By contrast, the ever-unctuous Pete Campbell (Vincent Kartheiser, whose hairline is retreating so fast they actually bring it up on the show) is not happy; he’s gunning for Roger Sterling’s office, if not his lifestyle. Sterling is still hilarious, but he’s no longer the guy with the sexiest trophy wife, and he’s losing his touch — can you imagine the Roger of season one or two getting played so easily by Pete? But Pete will have to be careful or else he’s likely to repeat Don’s mistakes — he already has the house in Westchester and a fellow commuter who talks about offing himself before Christmas. Is there any happiness with ambition?
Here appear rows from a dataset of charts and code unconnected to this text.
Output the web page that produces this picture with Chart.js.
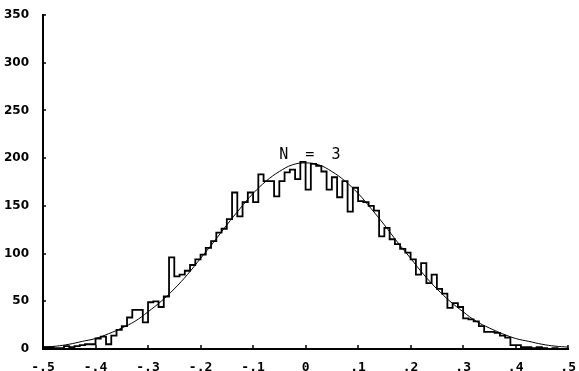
<!DOCTYPE html>
<html>
<head>
<meta charset="utf-8">
<script src="https://cdn.jsdelivr.net/npm/chart.js@4/dist/chart.umd.min.js"></script>
<style>
body { margin: 0; background: #fff; }
</style>
</head>
<body>
<canvas id="histchart" width="579" height="371"></canvas>
<script>
// histogram: 100 bins of width .01 from -.5 to .5
var binStart = -0.5;
var binWidth = 0.01;
var counts = [
    2, 2, 1, 1, 3, 2, 3, 4, 5, 5,
    11, 13, 5, 14, 20, 24, 33, 41, 41, 28,
    49, 50, 44, 55, 96, 76, 78, 82, 88, 94,
    99, 106, 113, 122, 126, 136, 164, 139, 154, 164,
    154, 183, 176, 176, 160, 176, 185, 188, 178, 196,
    167, 194, 192, 186, 167, 180, 159, 176, 144, 169,
    155, 154, 150, 145, 118, 127, 115, 110, 105, 101,
    94, 78, 90, 69, 78, 63, 58, 43, 48, 44,
    32, 31, 29, 24, 18, 18, 17, 14, 12, 4,
    4, 2, 2, 1, 2, 1, 0, 1, 0, 0
];

// smooth curve read every .025
var curveStart = -0.5;
var curveStep = 0.025;
var curveValues = [
    2, 3, 5, 8, 11, 16, 22, 29, 39, 50,
    63, 78, 95, 112, 130, 147, 163, 176, 186, 193,
    195,
    193, 186, 176, 163, 147, 130, 112, 95, 78,
    63, 50, 39, 29, 22, 16, 11, 8, 5, 3, 2
];

var xTicks = [-0.5, -0.4, -0.3, -0.2, -0.1, 0, 0.1, 0.2, 0.3, 0.4, 0.5];
var yTicks = [0, 50, 100, 150, 200, 250, 300, 350];
var noteText = "N = 3";

function xLabel(v) {
    if (Math.abs(v) < 1e-9) return "0";
    var d = Math.round(Math.abs(v) * 10);
    return (v < 0 ? "-" : "") + "." + d;
}

function GenerateHistogram() {

    var histPoints = [];
    for (var i = 0; i < counts.length; i++) {
        histPoints.push({ x: binStart + i * binWidth, y: counts[i] });
    }
    histPoints.push({ x: binStart + counts.length * binWidth, y: counts[counts.length - 1] });

    var curvePoints = [];
    for (var j = 0; j < curveValues.length; j++) {
        curvePoints.push({ x: curveStart + j * curveStep, y: curveValues[j] });
    }

    // small inside tick marks + the "N = 3" note
    var extras = {
        id: "extras",
        afterDraw: function (chart) {
            var ctx = chart.ctx;
            var xs = chart.scales.x;
            var ys = chart.scales.y;
            var area = chart.chartArea;
            ctx.save();
            ctx.strokeStyle = "#000";
            ctx.lineWidth = 1.5;
            ctx.beginPath();
            xTicks.forEach(function (v) {
                var px = Math.round(xs.getPixelForValue(v));
                ctx.moveTo(px, area.bottom);
                ctx.lineTo(px, area.bottom - 4);
            });
            yTicks.forEach(function (v) {
                var py = Math.round(ys.getPixelForValue(v));
                ctx.moveTo(area.left, py);
                ctx.lineTo(area.left + 3, py);
            });
            ctx.stroke();

            ctx.fillStyle = "#000";
            ctx.font = "15px 'DejaVu Sans Mono'";
            ctx.letterSpacing = "4px";
            ctx.textAlign = "center";
            ctx.textBaseline = "middle";
            ctx.fillText(noteText, xs.getPixelForValue(0.012), ys.getPixelForValue(203));
            ctx.restore();
        }
    };

    new Chart("histchart", {
        type: "line",
        data: {
            datasets: [{
                data: histPoints,
                borderColor: "#000",
                borderWidth: 1.8,
                stepped: true,
                pointRadius: 0,
                fill: false
            }, {
                data: curvePoints,
                borderColor: "#000",
                borderWidth: 1,
                tension: 0.4,
                pointRadius: 0,
                fill: false
            }]
        },
        plugins: [extras],
        options: {
            responsive: false,
            animation: false,
            layout: { padding: { top: 15, right: 6, left: 0, bottom: 0 } },
            plugins: {
                legend: { display: false },
                tooltip: { enabled: false }
            },
            scales: {
                x: {
                    type: "linear",
                    min: -0.5,
                    max: 0.5,
                    grid: { display: false },
                    border: { display: true, color: "#000", width: 2 },
                    afterBuildTicks: function (scale) {
                        scale.ticks = xTicks.map(function (v) { return { value: v }; });
                    },
                    afterFit: function (scale) { scale.height = 22; },
                    ticks: {
                        color: "#000",
                        padding: 3,
                        maxRotation: 0,
                        autoSkip: false,
                        font: { family: "DejaVu Sans Mono", size: 13, weight: "bold" },
                        callback: function (v) { return xLabel(v); }
                    }
                },
                y: {
                    min: 0,
                    max: 350,
                    grid: { display: false },
                    border: { display: true, color: "#000", width: 2 },
                    afterBuildTicks: function (scale) {
                        scale.ticks = yTicks.map(function (v) { return { value: v }; });
                    },
                    afterFit: function (scale) { scale.width = 43; },
                    ticks: {
                        color: "#000",
                        padding: 6,
                        font: { family: "DejaVu Sans", size: 12, weight: "bold" }
                    }
                }
            }
        }
    });

}

GenerateHistogram();
</script>
</body>
</html>
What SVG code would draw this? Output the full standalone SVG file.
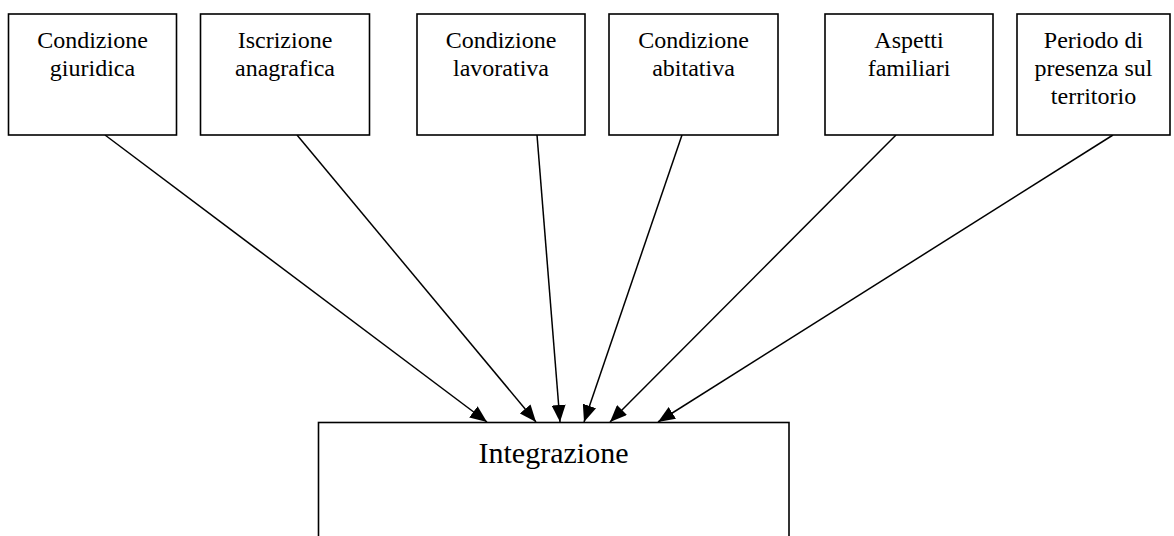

Joan, like every new mother, is struggling to maintain her identity after having Roger Sterling’s baby. (Also, let us pause for a moment and consider the phrase “Joan Harris, mother.”) She doesn’t want to let go of her professional life because she knows how good she is at her job, but everyone else seems to have forgotten, except poor Lane, perhaps the loneliest man in an office of really lonely people. Their scene together was sincerely touching, juxtaposed by the Blankenship-levels of physical comedy as Baby Harris got passed like a hot potato between Peggy and Pete.

Peggy, our increasingly-feminist heroine, is perhaps the unhappiest of all. She single-handedly saved the company from ruin in season four, scoring a panty hose account out of thin air, and nobody cared. But she and Don are still the show’s most compelling pairing, if only because she is the one woman in his life whom he doesn’t have sex with. In his way, Don views her as an equal, which was all but confirmed in last season’s brilliant “Suitcase” episode, but equality in the 1960s looked like a different, and not all that equal, thing, and their relationship seems to be complicated by Megan, whom Peggy knows is monopolizing Don’s attention.

It’s not quite decadence and it’s not quite laziness at SCDP — it’s the ennui that results from not being on the same page. As Pete points out, “the boat moved because everyone pulls in the same direction.” But as a group, they have no idea what’s around the corner, or which way to steer.